Assume everything goes right and you're greeted with the cloud ball. You move the camera around the cloud by dragging the left mouse button over the render screen.

Be aware that viewing the cloud from above does not work properly, and the shadow ends up getting drawn on top.

Shift+drag pans around the camera and Ctrl+drag zooms in and out.

Another bug in the software makes you go into zoom mode after you've release shift or ctrl, but it goes away after a drag and release.

Making Ellipsoids

Clouds in swell are defined by ellipsoids you position around the screen. These must reside between the two pink squares to be rendered.

To flip into the mode where you can make and shape your own cloud ellipsoids, check Volume->Primitive Type->Simulation. The initial cloud ellipsoid should go away, and have an open blue screen.

To actually make an ellipsoid, go down to the main window and hit the Move Up/Add button. This places a tiny new ellipsoid at the center of the screen. Increase the size using the Radius field, and further shape it by scaling along X, Y, Z. There is no way to tilt (rotate) the ellipsoids.

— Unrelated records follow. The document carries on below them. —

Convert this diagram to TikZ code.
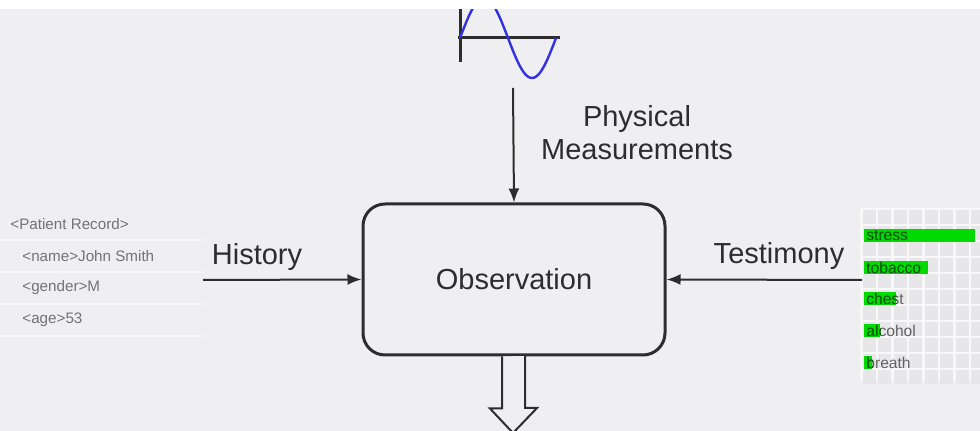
\documentclass[tikz,border=0pt]{standalone}
\usepackage{fontspec}
\setmainfont{Liberation Sans}
\usepackage{xcolor}
\usetikzlibrary{positioning,arrows.meta}
\definecolor{bgray}{RGB}{239,239,241}
\definecolor{ink}{RGB}{45,45,45}
\definecolor{xmlgray}{RGB}{115,115,118}
\definecolor{cellgray}{RGB}{231,231,233}
\definecolor{gridwhite}{RGB}{248,248,249}
\definecolor{bargreen}{RGB}{0,218,0}
\definecolor{bartext}{RGB}{0,95,0}
\definecolor{wave}{RGB}{50,50,225}
\tikzset{big label/.style={font=\fontsize{14.5}{16.5}\selectfont,text=ink},
  xml label/.style={font=\fontsize{7.6}{9}\selectfont,text=xmlgray,anchor=west,inner sep=0pt},
  bar label/.style={font=\fontsize{7.8}{9}\selectfont,text=xmlgray!85!black,anchor=west,inner sep=0pt},
  flow/.style={draw=ink,line width=1pt,-{Latex[length=7pt,width=5.5pt]}},
  obs box/.style={draw=ink,line width=1.5pt,rounded corners=11pt,fill=bgray,
    minimum width=151pt,minimum height=75.5pt,inner sep=0pt}}

\begin{document}
\begin{tikzpicture}[x=0.5pt,y=-0.5pt,big label]
			\fill[bgray] (0,0) rectangle (980,431);
			\useasboundingbox (0,0) rectangle (980,431);
			% the wave
			\draw[ink,line width=1.5pt] (460,0) -- (460,62);
			\draw[ink,line width=1.5pt] (458,38) -- (560,38);
			\draw[wave,line width=1.2pt,domain=0:96,samples=60] plot ({460+\x},{38-40*sin(\x*3.75)});
			\fill[white] (0,0) rectangle (980,9);
			% the patient record
			\foreach \y in {240,272,304,336}
				\draw[white,opacity=0.45,line width=1pt] (0,\y) -- (205,\y);
			\node[xml label] (rec) at (10,224) {<Patient Record>};
			\node[xml label] (name) at (22,256) {<name>John Smith};
			\node[xml label] (gender) at (22,288) {<gender>M};
			\node[xml label] (age) at (22,320) {<age>53};
			% the symptom chart
			\fill[gridwhite] (860,208) rectangle (980,381);
			\foreach \i in {0,...,7}
				\foreach \j in {0,...,10}
					\fill[cellgray] ({862.5+15.5*\i},{210.5+16*\j}) rectangle +(13,13.5);
			\foreach \s/\l/\y in {stress/111/229,tobacco/64/261,chest/32/292,alcohol/16/324,breath/8/356}{
				\fill[bargreen] (864,\y) rectangle +(\l,13);
				\node[bar label] (\s) at (866,\y+6.5) {\s};
				\begin{scope}
					\clip (864,\y) rectangle +(\l,13);
					\node[bar label,text=bartext] at (866,\y+6.5) {\s};
				\end{scope}
			}
			% the middle
			\node[obs box] (obs) at (514,279.5) {Observation};
			\node[align=center] (meas) at (637,133) {Physical\\Measurements};
			\node (hist) at (257,257) {History};
			\node (test) at (779,256) {Testimony};
			\coordinate (meas start) at (513,88);
			\coordinate (hist start) at (203,280);
			\coordinate (test start) at (862,280);
			\draw[flow] (meas start) -- (obs.north);
			\draw[flow] (hist start) -- (obs.west);
			\draw[flow] (test start) -- (obs.east);
			\draw[ink,line width=1pt,fill=bgray] (obs.south) ++(-12,0) -- ++(0,52) -- ++(-12,0)
				-- (513,433) -- (537,408) -- ++(-12,0) -- ++(0,-52);
		\end{tikzpicture}
\end{document}
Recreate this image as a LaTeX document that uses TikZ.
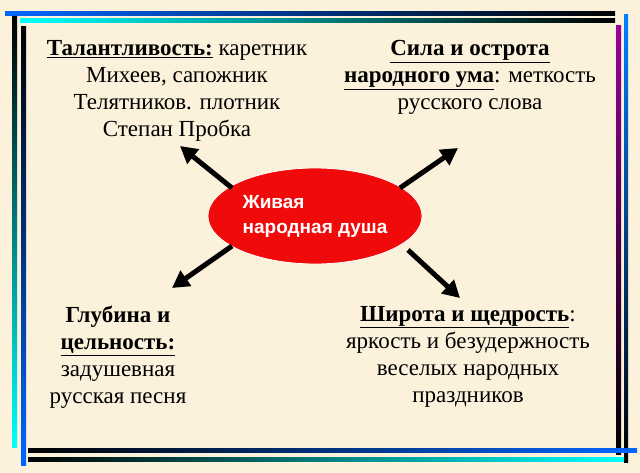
\documentclass[tikz,border=0pt]{standalone}
\usepackage{fontspec}
\setmainfont{Liberation Serif}
\newfontfamily\arialf{Liberation Sans}
\usetikzlibrary{arrows.meta,shapes.geometric}
\definecolor{bg}{HTML}{FCF2DC}
\definecolor{ered}{HTML}{F00A0A}
\tikzset{
 txt/.style={align=center,font=\fontsize{23}{27}\selectfont,inner sep=0pt},
 arr/.style={line width=5pt,-{Triangle[length=17pt,width=18pt]}},
}
\newcommand{\bu}[1]{\underline{\textbf{#1}}}
\begin{document}
\begin{tikzpicture}[x=1pt,y=-1pt]
\fill[bg] (0,0) rectangle (640,473);
\useasboundingbox (0,0) rectangle (640,473);
% frame
\shade[left color=blue!60!cyan,right color=black] (5,12) rectangle (615,16);
\shade[left color=cyan,right color=black] (20,19) rectangle (615,23);
\shade[top color=violet!80!magenta,bottom color=black] (616,26) rectangle (621,454);
\shade[top color=blue!50!cyan,bottom color=black] (624,15) rectangle (628,462);
\shade[left color=black,right color=blue!60!cyan] (28,448) rectangle (637,452);
\shade[left color=black,right color=cyan] (28,457) rectangle (624,461);
\shade[top color=black,bottom color=cyan] (12,17) rectangle (17,447);
\shade[top color=black,bottom color=blue!60!cyan] (21,27) rectangle (26,465);
% center
\node[ellipse,fill=ered,draw=white,line width=0.8pt,minimum width=196pt,minimum height=96pt,
 text=white,align=left,font=\arialf\bfseries\fontsize{19}{25}\selectfont] (c) at (315,216)
 {Живая\\народная душа};
\coordinate (tl) at (180,146);
\coordinate (tr) at (458,148);
\coordinate (bl) at (172,288);
\coordinate (br) at (460,298);
\draw[arr] (232,188) -- (tl);
\draw[arr] (400,188) -- (tr);
\draw[arr] (232,246) -- (bl);
\draw[arr] (408,250) -- (br);
\node[txt,anchor=north] (t1) at (177,40) {\bu{Талантливость:} каретник\\Михеев, сапожник\\Телятников. плотник\\Степан Пробка};
\node[txt,anchor=north] (t2) at (470,40) {\bu{Сила и острота}\\\bu{народного ума}: меткость\\русского слова};
\node[txt,anchor=north] (t3) at (118,306) {\textbf{Глубина и}\\\bu{цельность:}\\задушевная\\русская песня};
\node[txt,anchor=north] (t4) at (468,306) {\bu{Широта и щедрость}:\\яркость и безудержность\\веселых народных\\праздников};
\end{tikzpicture}
\end{document}
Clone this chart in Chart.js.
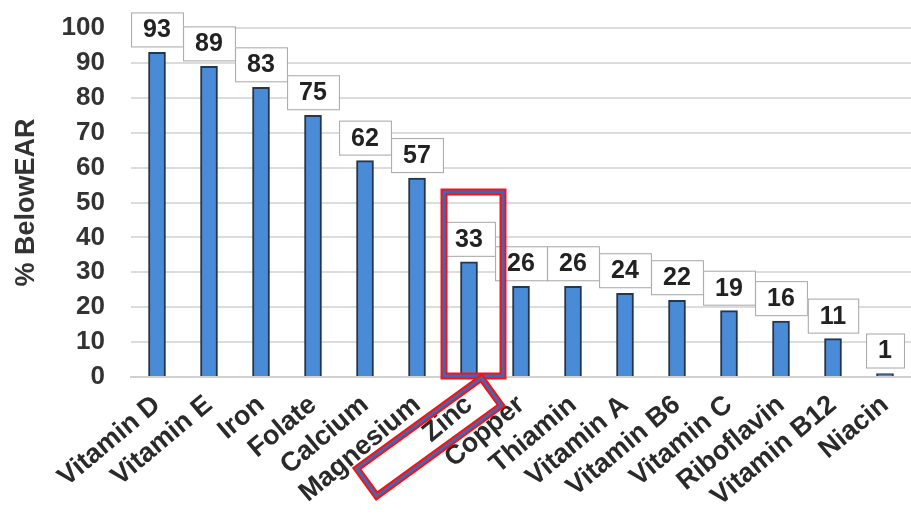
<!DOCTYPE html>
<html>
<head>
<meta charset="utf-8">
<script src="https://cdn.jsdelivr.net/npm/chart.js@4.4.0/dist/chart.umd.min.js"></script>
<style>
  html, body { margin: 0; padding: 0; background: #fff; }
  #wrap { width: 911px; height: 514px; }
</style>
</head>
<body>
<div id="wrap"><canvas id="chart"></canvas></div>
<script>
/* ---------- DATA ---------- */
const nutrients = [
  "Vitamin D", "Vitamin E", "Iron", "Folate", "Calcium", "Magnesium", "Zinc",
  "Copper", "Thiamin", "Vitamin A", "Vitamin B6", "Vitamin C", "Riboflavin",
  "Vitamin B12", "Niacin"
];
const pctBelowEar = [93, 89, 83, 75, 62, 57, 33, 26, 26, 24, 22, 19, 16, 11, 1];
const yMin = 0, yMax = 100, yStep = 10;
const yTitle = "% BelowEAR";
const highlighted = "Zinc";
const highlightTop = 53;   // value where the red box around the bar starts

const FONT = "'Liberation Sans', Arial, sans-serif";

/* ---------- PLUGINS ---------- */
// boxed value labels above each bar
const valueBoxes = {
  id: "valueBoxes",
  afterDatasetsDraw(chart) {
    const ctx = chart.ctx;
    const meta = chart.getDatasetMeta(0);
    ctx.save();
    ctx.font = "bold 25px " + FONT;
    ctx.textAlign = "center";
    ctx.textBaseline = "middle";
    meta.data.forEach((bar, i) => {
      const txt = String(pctBelowEar[i]);
      const w = ctx.measureText(txt).width + 24;
      const h = 34;
      const x = bar.x - w / 2;
      const y = bar.y - 6 - h;
      ctx.fillStyle = "#fff";
      ctx.fillRect(x, y, w, h);
      ctx.strokeStyle = "#a6a6a6";
      ctx.lineWidth = 1;
      ctx.strokeRect(x + 0.5, y + 0.5, w, h);
      ctx.fillStyle = "#222";
      ctx.fillText(txt, bar.x, y + h / 2 + 1);
    });
    ctx.restore();
  }
};

// red/blue highlight frames around the Zinc bar and its label
function framePath(ctx, drawPath) {
  drawPath();
  ctx.strokeStyle = "#ff1010";
  ctx.lineWidth = 7;
  ctx.stroke();
  drawPath();
  ctx.strokeStyle = "#3f67b8";
  ctx.lineWidth = 3;
  ctx.stroke();
}

const highlight = {
  id: "highlight",
  afterDraw(chart) {
    const ctx = chart.ctx;
    const idx = nutrients.indexOf(highlighted);
    const bar = chart.getDatasetMeta(0).data[idx];
    const yScale = chart.scales.y;
    const top = yScale.getPixelForValue(highlightTop);
    const bottom = chart.chartArea.bottom - 1;
    ctx.save();
    ctx.lineJoin = "miter";
    framePath(ctx, () => {
      ctx.beginPath();
      ctx.rect(bar.x - 25, top, 59, bottom - top);
    });
    // rotated box around the category label
    ctx.translate(bar.x - 40, chart.chartArea.bottom + 60);
    ctx.rotate(-36 * Math.PI / 180);
    framePath(ctx, () => {
      ctx.beginPath();
      ctx.rect(-77, -17, 154, 34);
    });
    ctx.restore();
  }
};

/* ---------- CHART ---------- */
Chart.defaults.font.family = FONT;
Chart.defaults.color = "#333";

new Chart(document.getElementById("chart"), {
  type: "bar",
  data: {
    labels: nutrients,
    datasets: [{
      data: pctBelowEar,
      backgroundColor: "#4a8bd8",
      borderColor: "#26364c",
      borderWidth: 2,
      barThickness: 17
    }]
  },
  options: {
    responsive: true,
    maintainAspectRatio: false,
    animation: false,
    layout: { padding: { top: 28, right: 0, left: 6, bottom: 0 } },
    plugins: { legend: { display: false }, tooltip: { enabled: false } },
    scales: {
      x: {
        grid: { display: false },
        border: { color: "#d0d0d0", width: 2 },
        ticks: {
          autoSkip: false,
          minRotation: 40,
          maxRotation: 40,
          padding: 4,
          color: "#2a2a2a",
          font: { size: 27, weight: "bold" }
        },
        afterFit: s => { s.height = 137; }
      },
      y: {
        min: yMin,
        max: yMax,
        border: { display: false },
        grid: { color: "#dcdcdc", lineWidth: 2, drawTicks: false },
        ticks: {
          stepSize: yStep,
          autoSkip: false,
          padding: 26,
          color: "#333",
          // tiny lineHeight keeps tick padding from pushing the plot down
          font: { size: 26, weight: "bold", lineHeight: 0.05 }
        },
        title: {
          display: true,
          text: yTitle,
          color: "#333",
          font: { size: 27, weight: "bold" }
        },
        afterFit: s => { s.width = 125; }
      }
    }
  },
  plugins: [valueBoxes, highlight]
});
</script>
</body>
</html>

Moving the ellipsoids is a bit more tricky: by dragging the Translate buttons, you move the ellipsoids relative to the original camera position. So, if you've swung the camera around 90 degrees, X and Z axes are sort of switched.

You can continue to add more ellipsoids by clicking the Move Up/Add button, and edit previously placed ellipsoids by clicking the Move down button. This will move the cursor backwards along the creation history without forgetting the ones before it. Move Up/Add will then bring the cursor to more recent ellipsoids, or create a new one if the most recent one is selected.

Delete removes the currently selected ellipsoid.

Editing Cloud Properties

You can disable the glowing cursor and volume bounds by unchecking “Show Particles” and “Show Bounds” Under the Volume panel.

The interface has been set up so that most of the common tweaks are in the main render window. Their function is best explained with expiriementation. Note the Quality attribute compromises system performance for image quality. It is probably useful to do an initial design at some lower level, then turn it up for the final render.

You can change the color of the background, the base cloud color, and the shadowed underside of the cloud. A color selector for each is available by clicking the correlating buttons under the “Media” panel.

Different media types are available under that which take a moment to process. Additional tweaking controls are under Texture Scale. Do not use/change the Vertex Noise checkbox.

Animation

In Swell, users can animate to (unfortunately disjoint) elements of the cloud. The first is the fuzzy texture that composes the small details of the cloud, and second are the large ellipsoids you used to construct the general shape. Animating the texture is the best way to convey prevailing winds. Moving the ellipsoids is best to morph the cloud into different shapes, and evolve structures.

These two techniques can be combined to augment the large-level movement of cloud. When the texture moves backwards against the direction of a ellipsoid, it seems as though the cloud is pushing against wind and has inertia. Conversely, if you move noise with the ellipsoid, the cloud seems to be naturally drifting with the current.

To adjust the texture movement, go to the Media Animation panel. Ignore the top three controls. You only will be working with the two trackballs and the numeric field below them.

Torque and Velocity adjusts the rotational and directional forces acting on the texture. The spinner balls above them adjusts the axis of this force. The texture jumps around a lot when you adjust either one. For a natural animations, I recommend using relatively low levels of both. Note you need much smaller values if you plan on using both forces together, as the accumulative force is exponential. It should be worth mentioning that the noise animation seems to speed up very gradually as the software continues to run.

Animating the ellipsoids themselves is a bit more tricky. Press capture to keyframe the location of all the ellipsoids. Now move them around. When you hit capture again, it will place a keyframe one second after the last keyframe. This time is adjustable via the Interval field. Make sure to adjust before you capture the keyframe. Once you've assembled a potentially impressive collection of keyframes, you can view them running by hitting the play button.

Typically, a user finds the animation not as compelling as it was designed, so fortunately, you can go back and adjust the frames by using the “Move Up” and “Move Down” buttons. They work similar to the ellipsoid creation buttons, but are jumping up and down through your chronological list of keyframes.

You might find this part of the software crashes a lot. For this reason, there's a rude and crude way to save your work on the bottom. Type in the filename and hit save. Pressing load will try to load the filename in the field. Note you can save and load files from within Swell, and there's no nice way to export them.

Conclusion

Here the basic operations are outlined, and some bugs are mentioned. This software does not represent a final product, as there seems to be a need for one. Hopefully this document will help you use the software meanwhile.